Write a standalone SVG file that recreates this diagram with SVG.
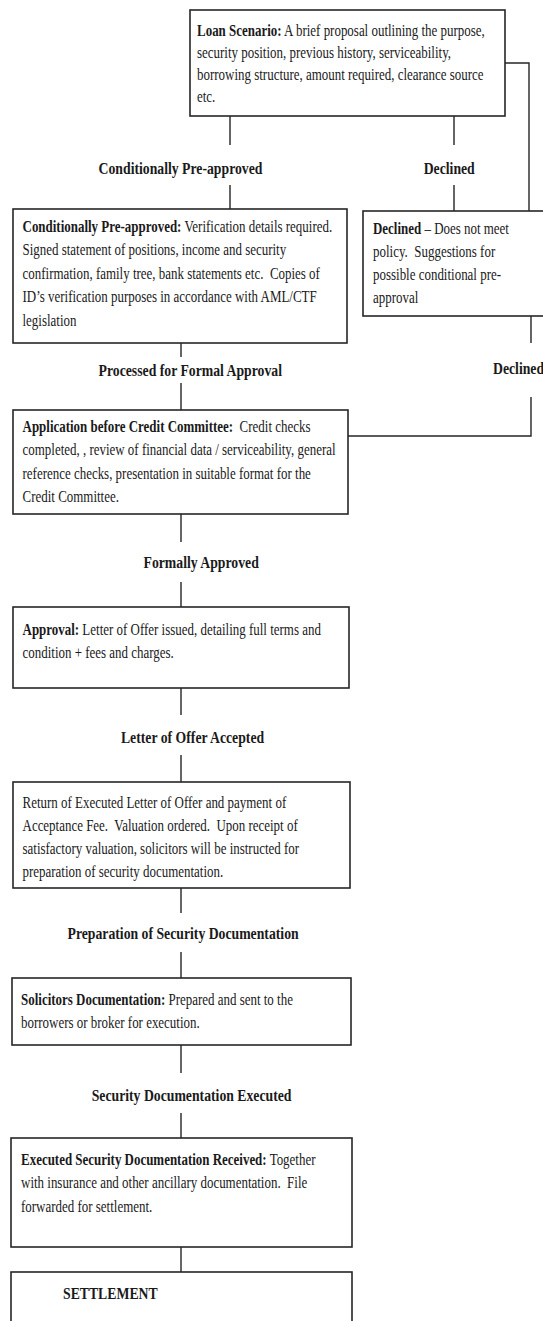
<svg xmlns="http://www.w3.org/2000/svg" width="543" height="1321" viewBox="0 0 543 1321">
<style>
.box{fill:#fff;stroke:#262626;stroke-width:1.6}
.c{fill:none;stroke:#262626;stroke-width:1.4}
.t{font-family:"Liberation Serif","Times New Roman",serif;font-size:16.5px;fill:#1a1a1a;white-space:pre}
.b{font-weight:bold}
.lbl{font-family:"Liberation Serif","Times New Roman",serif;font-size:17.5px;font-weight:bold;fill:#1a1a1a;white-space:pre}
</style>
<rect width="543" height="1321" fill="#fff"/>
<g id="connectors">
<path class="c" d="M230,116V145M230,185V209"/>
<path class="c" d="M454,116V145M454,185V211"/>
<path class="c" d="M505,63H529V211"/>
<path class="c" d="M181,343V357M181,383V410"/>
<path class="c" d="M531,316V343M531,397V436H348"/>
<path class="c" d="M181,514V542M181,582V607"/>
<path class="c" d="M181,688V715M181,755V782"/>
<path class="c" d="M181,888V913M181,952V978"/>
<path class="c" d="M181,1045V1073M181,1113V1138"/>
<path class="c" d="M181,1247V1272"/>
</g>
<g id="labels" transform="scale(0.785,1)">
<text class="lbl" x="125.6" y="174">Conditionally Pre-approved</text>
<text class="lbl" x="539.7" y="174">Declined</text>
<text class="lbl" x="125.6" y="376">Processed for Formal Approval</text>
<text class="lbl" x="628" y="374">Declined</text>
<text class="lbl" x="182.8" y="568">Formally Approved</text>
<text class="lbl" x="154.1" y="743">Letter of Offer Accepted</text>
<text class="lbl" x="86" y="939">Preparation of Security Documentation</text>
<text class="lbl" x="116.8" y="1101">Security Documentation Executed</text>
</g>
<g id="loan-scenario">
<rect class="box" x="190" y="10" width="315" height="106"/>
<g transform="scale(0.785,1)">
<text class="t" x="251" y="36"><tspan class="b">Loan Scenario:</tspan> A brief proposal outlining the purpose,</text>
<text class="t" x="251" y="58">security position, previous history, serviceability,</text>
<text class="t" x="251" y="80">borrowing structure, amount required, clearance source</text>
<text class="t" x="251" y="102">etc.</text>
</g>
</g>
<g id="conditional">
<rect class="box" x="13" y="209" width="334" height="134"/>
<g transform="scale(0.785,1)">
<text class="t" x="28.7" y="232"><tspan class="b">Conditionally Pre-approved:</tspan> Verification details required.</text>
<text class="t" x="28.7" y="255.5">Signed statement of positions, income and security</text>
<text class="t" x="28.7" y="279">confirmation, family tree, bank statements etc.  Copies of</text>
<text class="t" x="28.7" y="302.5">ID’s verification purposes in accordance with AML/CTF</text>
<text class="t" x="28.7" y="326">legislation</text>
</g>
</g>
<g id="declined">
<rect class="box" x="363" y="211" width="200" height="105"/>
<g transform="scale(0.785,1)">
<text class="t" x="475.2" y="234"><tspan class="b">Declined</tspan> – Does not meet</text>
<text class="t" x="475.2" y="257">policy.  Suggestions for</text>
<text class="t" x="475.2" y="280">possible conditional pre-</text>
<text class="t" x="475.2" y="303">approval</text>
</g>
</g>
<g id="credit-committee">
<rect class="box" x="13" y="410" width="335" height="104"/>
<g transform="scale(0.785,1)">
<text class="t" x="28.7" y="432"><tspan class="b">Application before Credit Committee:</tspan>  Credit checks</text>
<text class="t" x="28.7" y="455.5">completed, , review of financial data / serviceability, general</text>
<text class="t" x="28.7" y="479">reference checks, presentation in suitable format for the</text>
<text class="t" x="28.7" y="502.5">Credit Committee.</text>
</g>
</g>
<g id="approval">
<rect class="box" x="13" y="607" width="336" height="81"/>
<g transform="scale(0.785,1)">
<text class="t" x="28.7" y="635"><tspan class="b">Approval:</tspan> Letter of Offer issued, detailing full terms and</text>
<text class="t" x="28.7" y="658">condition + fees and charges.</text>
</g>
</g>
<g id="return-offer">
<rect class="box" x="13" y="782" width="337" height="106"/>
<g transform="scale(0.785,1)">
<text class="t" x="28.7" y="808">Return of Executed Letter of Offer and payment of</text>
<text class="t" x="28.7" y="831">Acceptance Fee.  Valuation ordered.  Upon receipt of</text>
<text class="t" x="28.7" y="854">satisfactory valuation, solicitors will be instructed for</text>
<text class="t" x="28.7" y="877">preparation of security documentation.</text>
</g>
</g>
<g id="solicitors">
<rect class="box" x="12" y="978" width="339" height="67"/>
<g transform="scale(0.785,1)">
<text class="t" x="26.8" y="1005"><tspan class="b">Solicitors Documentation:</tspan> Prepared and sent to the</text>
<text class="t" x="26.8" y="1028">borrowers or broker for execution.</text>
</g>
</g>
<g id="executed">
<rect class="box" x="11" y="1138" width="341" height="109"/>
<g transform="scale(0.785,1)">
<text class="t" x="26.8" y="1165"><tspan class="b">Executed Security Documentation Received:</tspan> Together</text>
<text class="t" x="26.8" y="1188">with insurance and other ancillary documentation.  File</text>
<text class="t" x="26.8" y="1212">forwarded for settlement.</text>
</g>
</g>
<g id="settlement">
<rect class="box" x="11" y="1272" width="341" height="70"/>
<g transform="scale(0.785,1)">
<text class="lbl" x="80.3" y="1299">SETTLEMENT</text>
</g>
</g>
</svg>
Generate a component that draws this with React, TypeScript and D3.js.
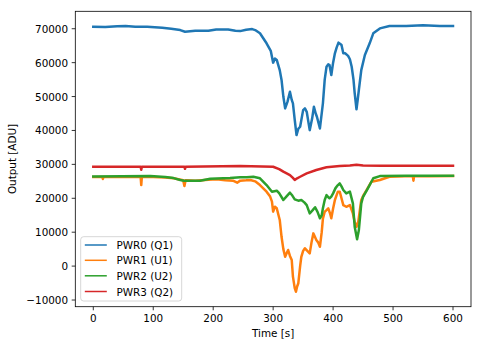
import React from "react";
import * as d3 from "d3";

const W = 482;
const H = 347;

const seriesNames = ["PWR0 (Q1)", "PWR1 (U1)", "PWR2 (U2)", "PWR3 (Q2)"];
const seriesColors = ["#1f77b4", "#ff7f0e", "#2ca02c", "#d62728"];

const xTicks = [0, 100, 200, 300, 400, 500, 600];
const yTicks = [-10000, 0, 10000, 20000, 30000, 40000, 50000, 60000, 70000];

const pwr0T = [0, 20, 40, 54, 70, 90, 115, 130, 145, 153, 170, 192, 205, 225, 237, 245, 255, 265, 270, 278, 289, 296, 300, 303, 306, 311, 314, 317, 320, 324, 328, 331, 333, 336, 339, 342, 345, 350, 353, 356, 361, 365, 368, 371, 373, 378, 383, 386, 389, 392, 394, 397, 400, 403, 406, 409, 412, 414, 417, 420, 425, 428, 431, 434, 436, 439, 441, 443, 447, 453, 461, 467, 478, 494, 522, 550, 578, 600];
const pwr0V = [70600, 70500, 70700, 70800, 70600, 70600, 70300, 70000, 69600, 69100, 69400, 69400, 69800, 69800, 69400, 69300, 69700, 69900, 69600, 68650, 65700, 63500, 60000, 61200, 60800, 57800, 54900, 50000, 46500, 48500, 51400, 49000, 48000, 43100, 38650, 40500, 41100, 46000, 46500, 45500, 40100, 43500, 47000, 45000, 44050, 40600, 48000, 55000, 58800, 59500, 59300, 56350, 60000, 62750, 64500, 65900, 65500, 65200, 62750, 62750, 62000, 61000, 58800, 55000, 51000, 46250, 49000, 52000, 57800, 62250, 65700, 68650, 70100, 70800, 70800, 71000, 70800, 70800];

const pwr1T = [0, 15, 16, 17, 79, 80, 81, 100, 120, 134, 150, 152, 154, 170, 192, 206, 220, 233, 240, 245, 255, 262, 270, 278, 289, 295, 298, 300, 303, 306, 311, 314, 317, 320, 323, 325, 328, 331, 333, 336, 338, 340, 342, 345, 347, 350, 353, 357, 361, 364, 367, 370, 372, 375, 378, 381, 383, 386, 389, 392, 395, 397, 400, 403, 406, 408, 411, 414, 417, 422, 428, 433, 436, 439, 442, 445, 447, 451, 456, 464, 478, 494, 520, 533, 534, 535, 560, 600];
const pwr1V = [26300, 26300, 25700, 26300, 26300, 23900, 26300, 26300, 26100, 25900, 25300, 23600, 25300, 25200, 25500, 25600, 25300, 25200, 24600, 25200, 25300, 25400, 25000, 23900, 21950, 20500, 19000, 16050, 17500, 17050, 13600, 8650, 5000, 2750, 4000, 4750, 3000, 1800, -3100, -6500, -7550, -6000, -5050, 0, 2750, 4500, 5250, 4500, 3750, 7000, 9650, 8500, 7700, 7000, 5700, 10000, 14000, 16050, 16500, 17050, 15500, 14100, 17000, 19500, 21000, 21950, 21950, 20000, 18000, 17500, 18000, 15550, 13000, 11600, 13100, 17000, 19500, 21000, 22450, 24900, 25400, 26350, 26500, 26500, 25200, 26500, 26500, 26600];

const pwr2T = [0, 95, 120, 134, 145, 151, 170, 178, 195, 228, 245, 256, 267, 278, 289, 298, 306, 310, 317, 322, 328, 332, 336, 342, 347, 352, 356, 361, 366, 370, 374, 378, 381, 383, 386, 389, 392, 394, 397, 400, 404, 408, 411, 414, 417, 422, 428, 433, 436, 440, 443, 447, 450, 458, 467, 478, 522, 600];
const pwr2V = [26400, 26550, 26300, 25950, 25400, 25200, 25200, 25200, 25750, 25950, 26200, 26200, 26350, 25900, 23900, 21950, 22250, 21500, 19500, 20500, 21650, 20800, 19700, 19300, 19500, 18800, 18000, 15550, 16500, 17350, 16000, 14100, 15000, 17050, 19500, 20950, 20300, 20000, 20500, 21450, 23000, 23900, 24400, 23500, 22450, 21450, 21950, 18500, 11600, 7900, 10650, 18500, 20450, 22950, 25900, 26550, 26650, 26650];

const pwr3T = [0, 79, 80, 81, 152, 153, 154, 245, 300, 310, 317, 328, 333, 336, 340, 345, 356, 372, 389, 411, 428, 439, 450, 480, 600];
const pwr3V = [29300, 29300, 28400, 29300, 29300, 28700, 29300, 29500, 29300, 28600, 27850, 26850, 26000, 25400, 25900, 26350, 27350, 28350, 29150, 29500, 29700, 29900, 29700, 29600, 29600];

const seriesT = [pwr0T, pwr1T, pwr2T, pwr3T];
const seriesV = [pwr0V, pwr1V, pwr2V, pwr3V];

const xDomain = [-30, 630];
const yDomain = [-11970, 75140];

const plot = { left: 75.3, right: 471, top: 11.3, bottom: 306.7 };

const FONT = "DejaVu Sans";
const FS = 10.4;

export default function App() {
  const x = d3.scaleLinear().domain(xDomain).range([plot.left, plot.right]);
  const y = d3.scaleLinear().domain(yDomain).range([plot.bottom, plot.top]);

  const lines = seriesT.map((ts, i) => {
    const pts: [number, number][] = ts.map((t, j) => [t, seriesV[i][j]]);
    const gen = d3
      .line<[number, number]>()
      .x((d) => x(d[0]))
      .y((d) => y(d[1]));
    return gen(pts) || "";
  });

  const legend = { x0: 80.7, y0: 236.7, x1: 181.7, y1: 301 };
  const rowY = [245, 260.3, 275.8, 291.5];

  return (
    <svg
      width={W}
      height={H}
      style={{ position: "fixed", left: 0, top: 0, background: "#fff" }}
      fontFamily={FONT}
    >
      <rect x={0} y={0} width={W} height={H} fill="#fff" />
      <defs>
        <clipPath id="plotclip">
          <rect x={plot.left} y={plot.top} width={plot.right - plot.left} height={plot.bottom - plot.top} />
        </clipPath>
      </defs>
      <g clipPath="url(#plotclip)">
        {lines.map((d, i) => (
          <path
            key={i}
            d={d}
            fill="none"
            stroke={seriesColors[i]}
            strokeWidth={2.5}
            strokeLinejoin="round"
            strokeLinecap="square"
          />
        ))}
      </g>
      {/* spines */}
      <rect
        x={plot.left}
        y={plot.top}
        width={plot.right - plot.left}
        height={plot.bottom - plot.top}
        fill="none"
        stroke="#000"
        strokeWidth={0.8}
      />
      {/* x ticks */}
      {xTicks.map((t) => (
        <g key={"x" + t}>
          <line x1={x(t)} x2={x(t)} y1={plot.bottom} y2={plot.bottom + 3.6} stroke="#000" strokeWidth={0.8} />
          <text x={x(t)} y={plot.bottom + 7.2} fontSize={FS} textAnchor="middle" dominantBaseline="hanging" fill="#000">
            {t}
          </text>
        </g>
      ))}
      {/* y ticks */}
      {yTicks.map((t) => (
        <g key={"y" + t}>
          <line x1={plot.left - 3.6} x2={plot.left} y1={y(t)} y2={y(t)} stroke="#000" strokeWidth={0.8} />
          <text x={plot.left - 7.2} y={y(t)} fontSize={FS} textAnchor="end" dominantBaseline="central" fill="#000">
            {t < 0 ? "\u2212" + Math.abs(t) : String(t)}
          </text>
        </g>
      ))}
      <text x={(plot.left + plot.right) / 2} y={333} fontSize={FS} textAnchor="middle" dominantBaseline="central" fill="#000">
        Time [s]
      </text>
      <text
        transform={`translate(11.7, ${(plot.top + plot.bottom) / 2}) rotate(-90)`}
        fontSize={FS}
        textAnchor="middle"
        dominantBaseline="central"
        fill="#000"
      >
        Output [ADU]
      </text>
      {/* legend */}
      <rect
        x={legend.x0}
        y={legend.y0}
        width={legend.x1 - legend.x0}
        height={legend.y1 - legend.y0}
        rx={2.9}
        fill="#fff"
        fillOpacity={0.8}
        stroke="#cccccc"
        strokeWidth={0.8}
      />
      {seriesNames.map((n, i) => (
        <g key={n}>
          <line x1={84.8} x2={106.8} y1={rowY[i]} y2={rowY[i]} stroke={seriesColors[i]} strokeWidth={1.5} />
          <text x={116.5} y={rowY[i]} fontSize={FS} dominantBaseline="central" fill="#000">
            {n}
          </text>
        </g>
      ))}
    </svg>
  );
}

● ● ● ●

#### WHAT THE EXERCISE ASKS:
Above are some entries. Restate word for word the lines from the one holding "Generate a component" through the one holding "50000, 60000, 70000];", but not the pictures.

#### EXERCISE RESPONSE:
Generate a component that draws this with React, TypeScript and D3.js.
import React from "react";
import * as d3 from "d3";

const W = 482;
const H = 347;

const seriesNames = ["PWR0 (Q1)", "PWR1 (U1)", "PWR2 (U2)", "PWR3 (Q2)"];
const seriesColors = ["#1f77b4", "#ff7f0e", "#2ca02c", "#d62728"];

const xTicks = [0, 100, 200, 300, 400, 500, 600];
const yTicks = [-10000, 0, 10000, 20000, 30000, 40000, 50000, 60000, 70000];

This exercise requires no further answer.